As I mentioned recently, I’m taking ETEC 500 – a course about research methodology – in the UBC Master of Educational Technology program.
One of the first assignments is to write some thoughts, without having read the course text, about what good research is. Well, I can do that without any problem, since I just ordered the book from Amazon. Used, by the way, and about a quarter of the price at the university bookstore.
So: what is good research?
Well, first off, I think good research has to be about good issues. In other words, it needs to be about something interesting, relevant, and important. If it’s not, what’s the point?

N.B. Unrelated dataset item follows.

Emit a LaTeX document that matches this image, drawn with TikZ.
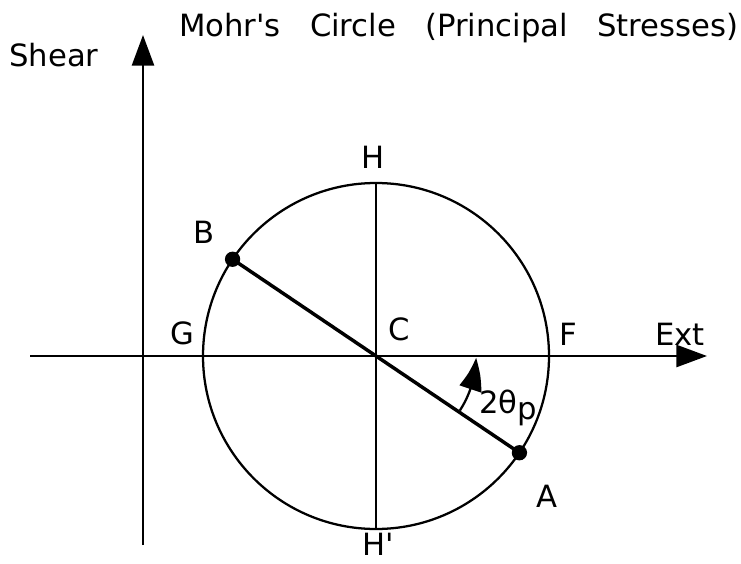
\documentclass[tikz,border=0pt]{standalone}
\usepackage{fontspec}
\setmainfont{DejaVu Sans}
\usetikzlibrary{arrows.meta,bending,calc}

\begin{document}
\begin{tikzpicture}[
    x=0.75pt,y=0.75pt,
    every node/.style={font=\fontsize{23}{27}\selectfont,inner sep=0pt},
    lbl/.style={anchor=base},
    lblw/.style={anchor=base west},
    dot/.style={circle,fill=black,minimum size=11.5pt,inner sep=0pt},
    axis/.style={-{Triangle[length=23pt,width=16.5pt]},line width=2pt},
    ring/.style={line width=1.7pt},
    diam/.style={line width=2.6pt},
    ang/.style={-{Triangle[length=24pt,width=17pt,bend]},line width=1.7pt}
  ]
    \useasboundingbox (0,0) rectangle (741,-563);
    \coordinate (C) at (376,-356);
    \coordinate (xl) at (30,-356);
    \coordinate (xr) at (707,-356);
    \coordinate (yb) at (143,-545);
    \coordinate (yt) at (143,-35);
    \coordinate (Htop) at ($(C)+(0,173)$);
    \coordinate (Hbot) at ($(C)+(0,-173)$);
    \draw[axis] (xl) -- (xr);
    \draw[axis] (yb) -- (yt);
    \draw[ring] (C) circle[radius=173];
    \draw[ring] (Htop) -- (Hbot);
    \node[dot] (B) at ($(C)+(146:173)$) {};
    \node[dot] (A) at ($(C)+(-34:173)$) {};
    \draw[diam] (B.center) -- (A.center);
    \draw[ang] ($(C)+(-33:100)$) arc[start angle=-33,end angle=-1,radius=100];
    \node[lblw] (shear) at (9,-67) {Shear};
    \node[lblw] (title) at (179,-37) {Mohr\textquotesingle s\hspace{0.95em}Circle\hspace{0.95em}(Principal\hspace{0.95em}Stresses)};
    \node[lbl] (labH) at (373,-168) {H};
    \node[lbl] (labB) at (204,-243) {B};
    \node[lbl] (labG) at (182,-344) {G};
    \node[lbl] (labC) at (399,-340) {C};
    \node[lbl] (labF) at (568,-345) {F};
    \node[lblw] (labExt) at (655,-345) {Ext};
    \node[lbl] (labA) at (547,-507) {A};
    \node[lbl] (labHp) at (378,-555) {H\textquotesingle};
    \node[lblw] (labAng) at (479,-413) {2θ\raisebox{-5pt}{p}};
  \end{tikzpicture}
\end{document}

(Oh, tenure – I forgot. Sorry.)
Secondly, it simply has to be honest. What I mean is, the researcher doesn’t have ulterior, hidden motives. Maybe it’s a little old-fashioned, but research should ideally be something that gets us a little piece of that capital T truth. The research certainly can adopt a position – that’s known as a premise – and seek to prove or disprove it. Realistically, the researcher can probably not avoid doing so. We all have our biases. But, as much as possible, prejudices should be public.
Third, good research is accurate. It’s carefully conducted with integrity and reported with a high standard of professional ethics. In other words, the researcher is not fraudulent, like Hwang Woo-suk, the scientist who falsified stem-cell research at Seoul National University.
Fourth, good research is peer-reviewed. That might be in a journal, it might be at a conference, and these days, it might be in an online forum, but in some way other scientists who are knowledgeable in the field must have a chance to critique a study.
That’s about all that’s coming off the top of my head. What else should be here?